How do we know this? Tracing four numbers to the source
Every number on this site is one of two things: computed from public data with a query you can re-run, or cited to a named source you can check. No number is hand-typed or estimated. To prove that isn't just a slogan, here are four numbers walked end to end — from the claim, to the source, to the exact file, to how you'd pull the raw data yourself.
If these four hold up to your inspection, the other two hundred work the same way.
1 · The why — "about 1 in 3"
About 1 in 3 registered young Black men (18–32) don't cast a ballot in a federal election: 31.7%
- Source. The U.S. Census Bureau's Current Population Survey (CPS) — the November Voting Supplement, 2000–2024 — via the IPUMS (Integrated Public Use Microdata Series) extract
cps_00002. - Definition. "Registered" = everyone who voted (registered by definition under Census rules) plus everyone the survey records as registered-but-didn't-vote. The rate is registered non-voters ÷ all registered, weighted by the survey's population weight.
- Sample + margin. 6,960 unweighted respondents; generalized-variance standard error ±0.7 points.
- Where it's computed. From
src/data/cps_voting_clean.parquet. The exact query:SELECT 100.0 * sum(case when voted_clean = 0 then voter_weight end) / sum(voter_weight) FROM cps_voting_clean WHERE race_group = 'Black' AND sex_label = 'Male' AND age BETWEEN 18 AND 32 AND (voted_clean = 1 OR voreg_code = 2); - Re-pull it yourself. Register free at cps.ipums.org, pull
VOTED,VOREG,AGE,SEX,RACE,HISPAN,VOSUPPWTfor November 2000–2024, and run the query above. You will land on 31.7%.
2 · The proof — "50% logistical, not apathy"
The leading reason registered young people don't vote is logistics, not apathy: 50.0%
cite a logistical reason; 23% engagement; 9% access.
- Source. Same CPS supplement, the
VOWHYNOTvariable — the Census directly asks registered non-voters why they didn't vote. - Definition. We harmonize the individual reason codes into five policy-relevant buckets (logistical / engagement / access / personal / other). "Logistical" = too busy, out of town, forgot, transportation, weather.
- Sample + margin. 34,031 unweighted registered youth non-voters; ±0.4 points.
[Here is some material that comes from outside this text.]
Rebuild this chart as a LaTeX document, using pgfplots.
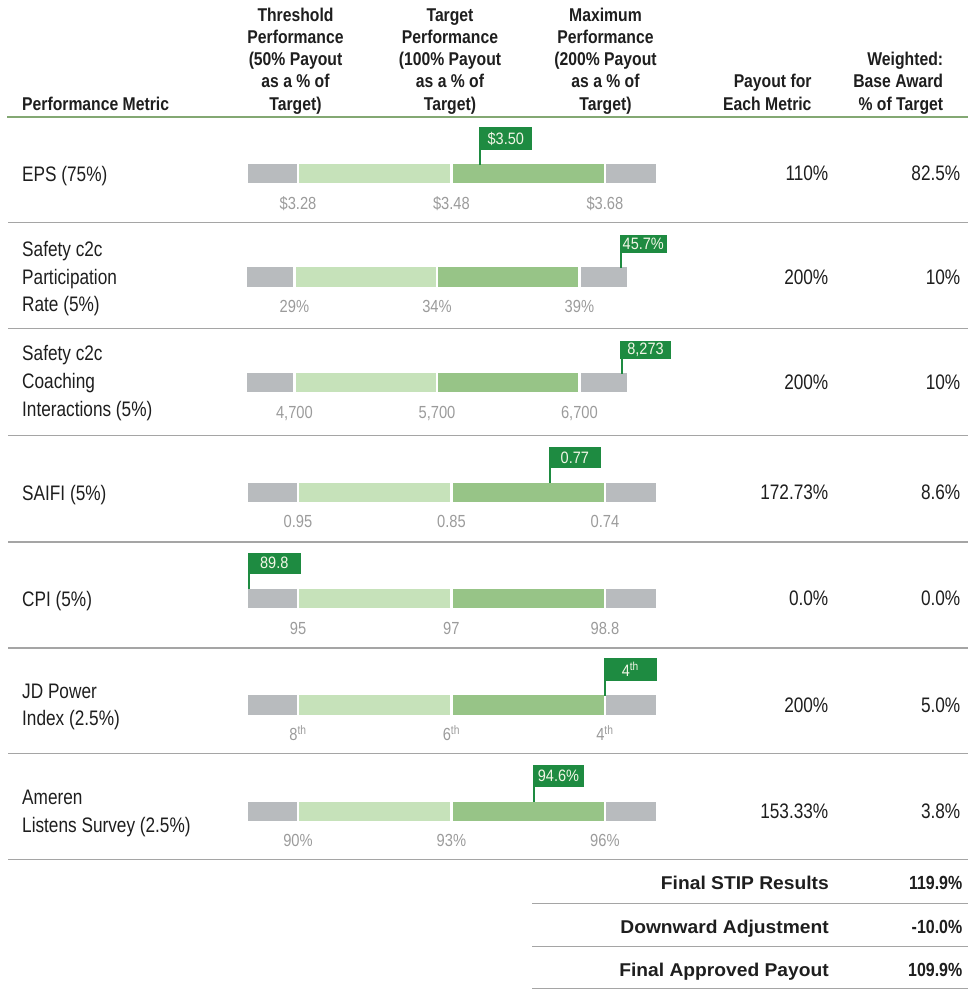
\documentclass[border=0pt]{standalone}
\usepackage{fontspec}
\setmainfont{Liberation Sans}
\usepackage{pgfplots}
\usepackage{pgfplotstable}
\pgfplotsset{compat=1.18}
\newfontfamily\bodyf[FakeStretch=0.82]{Liberation Sans}
\newfontfamily\headf[FakeStretch=0.85]{Liberation Sans}
\newfontfamily\footf[FakeStretch=1.04]{Liberation Sans}
\newfontfamily\footn[FakeStretch=0.84]{Liberation Sans}
\newfontfamily\tickf[FakeStretch=0.84]{Liberation Sans}
\newfontfamily\callf[FakeStretch=0.88]{Liberation Sans}
\definecolor{cgray}{HTML}{B8BBBE}
\definecolor{clight}{HTML}{C6E2BA}
\definecolor{cmid}{HTML}{97C487}
\definecolor{cdark}{HTML}{1E8B41}
\definecolor{crule}{HTML}{83A873}
\definecolor{csep}{HTML}{A5A5A5}
\definecolor{ctick}{HTML}{9B9B9B}
\definecolor{ctext}{HTML}{1E1E1E}
\definecolor{ccall}{HTML}{F2F6E6}

\pgfplotstableread{
y off g1 lg dg g2
173.8 246.25 51.75 153.4 153.5 52.05
277.0 246.05 48.35 142.6 142.4 48.55
382.7 246.05 48.35 142.6 142.4 48.55
492.4 246.25 51.75 153.4 153.5 52.05
598.5 246.25 51.75 153.4 153.5 52.05
705.0 246.25 51.75 153.4 153.5 52.05
811.4 246.25 51.75 153.4 153.5 52.05
}\bars

\newcommand{\HB}[3]{\node[anchor=base,inner sep=0,text=ctext,font=\headf\bfseries\fontsize{18.5}{22}\selectfont] at (axis cs:#1,#2) {#3};}
\newcommand{\HE}[3]{\node[anchor=base east,inner sep=0,text=ctext,font=\headf\bfseries\fontsize{18.5}{22}\selectfont] at (axis cs:#1,#2) {#3};}
\newcommand{\BW}[2]{\node[anchor=base west,inner sep=0,text=ctext,font=\bodyf\fontsize{21}{25}\selectfont] at (axis cs:22,#1) {#2};}
\newcommand{\BE}[3]{\node[anchor=base east,inner sep=0,text=ctext,font=\bodyf\fontsize{21}{25}\selectfont] at (axis cs:#1,#2) {#3};}
\newcommand{\TK}[3]{\node[anchor=base,inner sep=0,text=ctick,font=\tickf\fontsize{17.5}{20}\selectfont] at (axis cs:#1,#2) {#3};}
\newcommand{\CL}[3]{\node[anchor=center,inner sep=0,text=ccall,font=\callf\fontsize{16.5}{19}\selectfont] at (axis cs:#1,#2) {#3};}
\newcommand{\FL}[2]{\node[anchor=base east,inner sep=0,text=ctext,font=\footf\bfseries\fontsize{18.5}{22}\selectfont] at (axis cs:829,#1) {#2};}
\newcommand{\FN}[2]{\node[anchor=base east,inner sep=0,text=ctext,font=\footn\bfseries\fontsize{19}{22}\selectfont] at (axis cs:962.5,#1) {#2};}

\begin{document}
\begin{tikzpicture}
% ---------- bars ----------
\begin{axis}[
  width=972pt, height=998pt, scale only axis,
  xmin=0, xmax=972, ymin=0, ymax=998, y dir=reverse,
  hide axis, clip=false,
  xbar stacked, bar width=21.8pt,
]
\addplot[draw=none, fill=none] table[x=off,y=y]{\bars};
\addplot[fill=cgray, draw=white, line width=2.5pt] table[x=g1,y=y]{\bars};
\addplot[fill=clight, draw=white, line width=2.5pt] table[x=lg,y=y]{\bars};
\addplot[fill=cmid, draw=white, line width=2.5pt] table[x=dg,y=y]{\bars};
\addplot[fill=cgray, draw=white, line width=2.5pt] table[x=g2,y=y]{\bars};
\end{axis}
% ---------- everything else ----------
\begin{axis}[
  width=972pt, height=998pt, scale only axis,
  xmin=0, xmax=972, ymin=0, ymax=998, y dir=reverse,
  hide axis, clip=false,
]
\path (rel axis cs:0,0) rectangle (rel axis cs:1,1);
% rules
\addplot[crule, line width=2pt] coordinates {(7.3,116.8)(968,116.8)};
\addplot[csep, line width=1.6pt] coordinates {(8,222.5)(968,222.5)};
\addplot[csep, line width=1.6pt] coordinates {(8,328.5)(968,328.5)};
\addplot[csep, line width=1.6pt] coordinates {(8,435.5)(968,435.5)};
\addplot[csep, line width=1.6pt] coordinates {(8,541.7)(968,541.7)};
\addplot[csep, line width=1.6pt] coordinates {(8,647.7)(968,647.7)};
\addplot[csep, line width=1.6pt] coordinates {(8,753.3)(968,753.3)};
\addplot[csep, line width=1.6pt] coordinates {(8,859.3)(968,859.3)};
\addplot[csep, line width=1.6pt] coordinates {(532,903.5)(968,903.5)};
\addplot[csep, line width=1.6pt] coordinates {(532,946.5)(968,946.5)};
\addplot[csep, line width=1.6pt] coordinates {(532,988.5)(968,988.5)};
% callout stems
\addplot[cdark, line width=2pt] coordinates {(480.3,164.5)(480.3,149)};
\addplot[cdark, line width=2pt] coordinates {(621.3,268)(621.3,252)};
\addplot[cdark, line width=2pt] coordinates {(621.8,373.5)(621.8,358)};
\addplot[cdark, line width=2pt] coordinates {(550,483)(550,467)};
\addplot[cdark, line width=2pt] coordinates {(248.8,589)(248.8,573)};
\addplot[cdark, line width=2pt] coordinates {(605,695.5)(605,679.5)};
\addplot[cdark, line width=2pt] coordinates {(533.5,802)(533.5,786)};
% callout boxes
\addplot[fill=cdark, draw=none] coordinates {(479.3,150)(532.3,150)(532.3,127.3)(479.3,127.3)} -- cycle;
\addplot[fill=cdark, draw=none] coordinates {(620,253.3)(666.7,253.3)(666.7,235)(620,235)} -- cycle;
\addplot[fill=cdark, draw=none] coordinates {(620,359)(671,359)(671,341)(620,341)} -- cycle;
\addplot[fill=cdark, draw=none] coordinates {(548.7,468.3)(601,468.3)(601,446.7)(548.7,446.7)} -- cycle;
\addplot[fill=cdark, draw=none] coordinates {(248,574)(300.7,574)(300.7,552.7)(248,552.7)} -- cycle;
\addplot[fill=cdark, draw=none] coordinates {(604,680.7)(656.7,680.7)(656.7,658)(604,658)} -- cycle;
\addplot[fill=cdark, draw=none] coordinates {(532.7,786.7)(584.3,786.7)(584.3,765)(532.7,765)} -- cycle;
\CL{505.8}{138.6}{\$3.50}
\CL{643.3}{244.2}{45.7\%}
\CL{645.5}{350}{8,273}
\CL{574.8}{457.5}{0.77}
\CL{274.3}{563.3}{89.8}
\CL{630.3}{669.3}{4\textsuperscript{th}}
\CL{558.5}{775.8}{94.6\%}
% header
\node[anchor=base west,inner sep=0,text=ctext,font=\headf\bfseries\fontsize{18.5}{22}\selectfont] at (axis cs:22,110) {Performance Metric};
\HB{295.5}{21.7}{Threshold}\HB{295.5}{43.8}{Performance}\HB{295.5}{66}{(50\% Payout}\HB{295.5}{88}{as a \% of}\HB{295.5}{110}{Target)}
\HB{450}{21.7}{Target}\HB{450}{43.8}{Performance}\HB{450}{66}{(100\% Payout}\HB{450}{88}{as a \% of}\HB{450}{110}{Target)}
\HB{605.5}{21.7}{Maximum}\HB{605.5}{43.8}{Performance}\HB{605.5}{66}{(200\% Payout}\HB{605.5}{88}{as a \% of}\HB{605.5}{110}{Target)}
\HE{811.7}{88}{Payout for}\HE{811.7}{110}{Each Metric}
\HE{943.3}{66}{Weighted:}\HE{943.3}{88}{Base Award}\HE{943.3}{110}{\% of Target}
% row labels
\BW{181.5}{EPS (75\%)}
\BW{256.8}{Safety c2c}\BW{284.3}{Participation}\BW{311.8}{Rate (5\%)}
\BW{360.5}{Safety c2c}\BW{388.5}{Coaching}\BW{416.5}{Interactions (5\%)}
\BW{500}{SAIFI (5\%)}
\BW{606}{CPI (5\%)}
\BW{698}{JD Power}\BW{725.5}{Index (2.5\%)}
\BW{804.5}{Ameren}\BW{832}{Listens Survey (2.5\%)}
% values
\BE{828.5}{180.5}{110\%}\BE{960.5}{180.5}{82.5\%}
\BE{828.5}{284}{200\%}\BE{960.5}{284}{10\%}
\BE{828.5}{389.5}{200\%}\BE{960.5}{389.5}{10\%}
\BE{828.5}{499.5}{172.73\%}\BE{960.5}{499.5}{8.6\%}
\BE{828.5}{605.5}{0.0\%}\BE{960.5}{605.5}{0.0\%}
\BE{828.5}{712}{200\%}\BE{960.5}{712}{5.0\%}
\BE{828.5}{818.5}{153.33\%}\BE{960.5}{818.5}{3.8\%}
% tick labels
\TK{298}{209.3}{\$3.28}\TK{451.4}{209.3}{\$3.48}\TK{604.9}{209.3}{\$3.68}
\TK{294.4}{312.5}{29\%}\TK{437}{312.5}{34\%}\TK{579.4}{312.5}{39\%}
\TK{294.4}{418.2}{4,700}\TK{437}{418.2}{5,700}\TK{579.4}{418.2}{6,700}
\TK{298}{527.9}{0.95}\TK{451.4}{527.9}{0.85}\TK{604.9}{527.9}{0.74}
\TK{298}{634}{95}\TK{451.4}{634}{97}\TK{604.9}{634}{98.8}
\TK{298}{740.5}{8\textsuperscript{th}}\TK{451.4}{740.5}{6\textsuperscript{th}}\TK{604.9}{740.5}{4\textsuperscript{th}}
\TK{298}{846.9}{90\%}\TK{451.4}{846.9}{93\%}\TK{604.9}{846.9}{96\%}
% footer
\FL{889.6}{Final STIP Results}\FN{889.6}{119.9\%}
\FL{933.3}{Downward Adjustment}\FN{933.3}{-10.0\%}
\FL{976.6}{Final Approved Payout}\FN{976.6}{109.9\%}
\end{axis}
\end{tikzpicture}
\end{document}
- Where it's computed. Precomputed to
src/data/findings/finding-04/reason_national.jsonby the manifest atscripts/precompute/manifest.py. The number on the page reads from that file — it is not typed in.
3 · The verification — "50.7% youth turnout, 2024"
Youth (18–29) turnout in 2024 was 50.7% by our own CPS computation
— versus 74.7% for seniors, a 23.9-point gap.
- Source + method. CPS, Census P20 method: only an explicit "voted: yes" (
VOTED = 2) counts as a voter; everyone else is a non-voter; the denominator is all citizens 18–29. - A cross-check, named. CIRCLE at Tufts reports a 2024 youth estimate of ~47% using a different (voter-file-modeled) method. We show our own CPS figure (50.7%) for internal consistency, and name CIRCLE's so you can see the gap is a method difference, not an error. CPS self-report runs a few points high — disclosed on the methodology page.
- Where it's computed.
src/data/findings/finding-01/gap_by_year.json, regenerable from the parquet.
4 · The support — "$0–5 per additional voter"
Same-day registration moves turnout at roughly $0–5 per additional voter — a cited number, not one we computed.
- Source. This one is not ours to compute — it comes from the peer-reviewed literature: Gerber & Green, Get Out the Vote (4th ed.) and Brennan Center cost-benefit analyses.
- How we carry it. Every intervention on the Recommendations page is one row in
data/external/evidence_roi/intervention_effect_size_catalog.csv, and every row names its source and its effect range — we present ranges, never point estimates, and we include a "do-not-fund" section for interventions the evidence doesn't support. - Why this station matters. It shows the other kind of traceability: where a number isn't ours to derive, we tell you exactly whose it is and where to read it.
That's the whole site
Those four are not special. Every cell-level number carries a hover-or-tap ⓘ provenance chip with its source, sample size, margin, and year range. Every source on the Sources & References page links to the public original — the Census CPS, McDonald's Voting-Eligible Population (VEP) rates, the National Conference of State Legislatures (NCSL), and the Election Assistance Commission (EAC) — all free, all re-pullable. The methodology page documents every coding decision, including the ones that didn't work.
You don't have to trust us. You can check us.